While en route to the Seventieth Anniversary Commemoration of the Katyń Mass Murders, the flower of the Polish elite, aboard Polish Air Force One, again died on Russian soil, near Smolensk, in circumstances that still, to the present moment, four years later, remain unclear. We still do not know what caused this catastrophe. We still do not know who is responsible for this dreadful disaster. What we do with all certainty know is that the truth about the Smolensk Disaster hypocritically has been concealed. Less than one hour after the Smolensk Disaster the Kremlin claimed the cause of the disaster was pilot error, and asserted that all aboard Polish Air Force One died, long before all bodies were recovered. The official Russian MAK Report, and its echo, the subservient Tusk Government’s Miller Commission Report, only reiterated the explanation given by the Kremlin soon after the Smolensk Disaster. To date there has not been an investigation of the Smolensk Disaster even though both official reports are filled with discrepancies and internal contradictions.

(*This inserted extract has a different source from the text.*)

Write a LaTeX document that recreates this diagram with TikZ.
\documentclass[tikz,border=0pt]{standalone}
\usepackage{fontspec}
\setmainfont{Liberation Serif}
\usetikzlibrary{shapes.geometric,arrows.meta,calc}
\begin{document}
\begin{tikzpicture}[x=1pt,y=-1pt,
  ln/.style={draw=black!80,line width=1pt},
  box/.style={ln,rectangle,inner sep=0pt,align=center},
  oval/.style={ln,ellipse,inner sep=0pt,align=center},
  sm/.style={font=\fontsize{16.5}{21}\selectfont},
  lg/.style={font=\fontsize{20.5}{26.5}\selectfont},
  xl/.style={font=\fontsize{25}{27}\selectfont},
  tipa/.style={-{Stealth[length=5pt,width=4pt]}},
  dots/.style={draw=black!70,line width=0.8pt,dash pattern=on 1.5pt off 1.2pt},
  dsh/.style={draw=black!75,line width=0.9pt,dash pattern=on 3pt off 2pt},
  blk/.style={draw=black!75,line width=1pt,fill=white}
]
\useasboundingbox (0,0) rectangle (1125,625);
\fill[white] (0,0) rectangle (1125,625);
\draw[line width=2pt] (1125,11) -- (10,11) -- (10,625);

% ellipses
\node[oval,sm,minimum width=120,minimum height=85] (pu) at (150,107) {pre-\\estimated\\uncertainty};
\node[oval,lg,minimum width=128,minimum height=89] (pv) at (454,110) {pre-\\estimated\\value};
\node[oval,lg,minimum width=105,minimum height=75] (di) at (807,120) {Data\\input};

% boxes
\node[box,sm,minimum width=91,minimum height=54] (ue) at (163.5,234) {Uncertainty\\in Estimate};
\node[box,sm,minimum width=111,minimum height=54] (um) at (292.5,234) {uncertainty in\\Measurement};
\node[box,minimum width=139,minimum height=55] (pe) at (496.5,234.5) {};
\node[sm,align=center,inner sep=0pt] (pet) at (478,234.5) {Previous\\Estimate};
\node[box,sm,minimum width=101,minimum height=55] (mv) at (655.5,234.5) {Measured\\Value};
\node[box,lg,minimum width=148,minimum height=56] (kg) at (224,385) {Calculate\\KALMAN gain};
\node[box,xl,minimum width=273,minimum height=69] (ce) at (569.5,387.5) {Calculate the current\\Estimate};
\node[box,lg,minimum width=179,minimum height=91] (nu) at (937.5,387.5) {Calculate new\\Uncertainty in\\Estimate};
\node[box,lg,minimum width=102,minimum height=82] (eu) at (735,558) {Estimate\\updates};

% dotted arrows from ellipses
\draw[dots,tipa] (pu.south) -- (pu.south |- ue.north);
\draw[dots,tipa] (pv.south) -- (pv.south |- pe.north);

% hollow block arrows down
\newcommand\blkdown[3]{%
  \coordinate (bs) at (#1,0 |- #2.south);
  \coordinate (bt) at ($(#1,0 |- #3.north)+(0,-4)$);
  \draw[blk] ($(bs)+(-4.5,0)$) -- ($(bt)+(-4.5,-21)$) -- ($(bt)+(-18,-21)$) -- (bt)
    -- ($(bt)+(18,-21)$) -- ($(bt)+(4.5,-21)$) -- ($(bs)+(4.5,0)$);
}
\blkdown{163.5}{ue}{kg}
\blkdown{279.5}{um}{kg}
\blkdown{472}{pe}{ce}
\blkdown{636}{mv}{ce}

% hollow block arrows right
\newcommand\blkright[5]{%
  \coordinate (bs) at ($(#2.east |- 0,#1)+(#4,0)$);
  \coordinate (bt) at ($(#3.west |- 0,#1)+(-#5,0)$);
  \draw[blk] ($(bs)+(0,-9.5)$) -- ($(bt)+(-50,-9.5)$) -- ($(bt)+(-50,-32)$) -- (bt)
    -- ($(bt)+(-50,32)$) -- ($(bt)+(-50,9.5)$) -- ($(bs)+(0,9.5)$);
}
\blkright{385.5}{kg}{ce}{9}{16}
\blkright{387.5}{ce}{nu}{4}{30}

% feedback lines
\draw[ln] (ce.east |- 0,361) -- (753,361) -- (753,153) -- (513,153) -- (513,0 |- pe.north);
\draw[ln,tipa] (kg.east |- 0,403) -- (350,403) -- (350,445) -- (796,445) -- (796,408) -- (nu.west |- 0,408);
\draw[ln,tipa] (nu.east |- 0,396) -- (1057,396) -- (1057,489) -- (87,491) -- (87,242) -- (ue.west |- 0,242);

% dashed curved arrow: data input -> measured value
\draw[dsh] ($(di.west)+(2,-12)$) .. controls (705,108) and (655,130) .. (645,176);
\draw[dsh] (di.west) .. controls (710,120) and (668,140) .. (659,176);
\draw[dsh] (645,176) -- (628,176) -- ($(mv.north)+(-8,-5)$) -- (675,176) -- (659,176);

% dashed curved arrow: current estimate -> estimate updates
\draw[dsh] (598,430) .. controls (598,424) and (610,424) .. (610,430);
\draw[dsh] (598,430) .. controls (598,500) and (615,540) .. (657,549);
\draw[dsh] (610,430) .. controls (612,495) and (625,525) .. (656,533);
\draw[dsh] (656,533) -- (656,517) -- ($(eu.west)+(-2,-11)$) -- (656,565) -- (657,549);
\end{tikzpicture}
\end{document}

The religious and patriotic character of the Commemoration of the Fourth Anniversary of the Smolensk Disaster aims to fix in our collective memory the continuing relevance of the important events involving Poland and the Poles that have had world historic significance and to rededicate ourselves to the proposition expressed in Poland’s national anthem: “Poland is not forsaken as long as we live”. Since we live among our American friends, we want to share with them what we hold dear, and hope that they will be numerous at the Commemoration. We also have invited to the Commemoration members of the Polish Parliament, Polish Foreign Ministry, Smolensk Disaster family members, and representatives of several Polish and Polish American organizations.

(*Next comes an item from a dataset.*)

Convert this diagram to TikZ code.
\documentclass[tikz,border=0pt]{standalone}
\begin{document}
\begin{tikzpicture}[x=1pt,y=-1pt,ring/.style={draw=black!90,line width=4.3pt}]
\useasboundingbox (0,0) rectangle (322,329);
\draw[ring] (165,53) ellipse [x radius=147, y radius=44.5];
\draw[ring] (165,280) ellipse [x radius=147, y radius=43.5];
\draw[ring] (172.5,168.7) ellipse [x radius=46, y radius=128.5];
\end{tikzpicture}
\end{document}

The Commemoration will begin at 10 a.m. on Palm Sunday 13 April 2014 at the National Shrine of Our Lady of Częstochowa, 654 Ferry Road, Doylestown, PA 18901, with the laying of wreaths by guests of honor at the unveiling of the Commemorative Tablet, in the Shrine’s cemetery, to the victims of the Smolensk Disaster. An English translation of this moving ceremony will be available. At 12:30 p.m., Holy Mass will be celebrated in memory of the victims of the Smolensk Disaster and for the unity of Poles who face increasing danger. After Holy Mass, a Conference featuring experts will explain in detail why the official versions of the Smolensk Disaster are inadequate and why an independent international committee should conduct a proper investigation. At this moment the Organizing Committee cannot guarantee that an English translation of the conference proceedings will be available at the Commemoration on 13 April. In tandem with the Commemoration there will be a meeting of representatives of Polish and Polish American organizations.
We, the members of the Organizing Committee, wholeheartedly invite you to participate in the Commemoration of this very important anniversary, which with your help will have world historical consequences.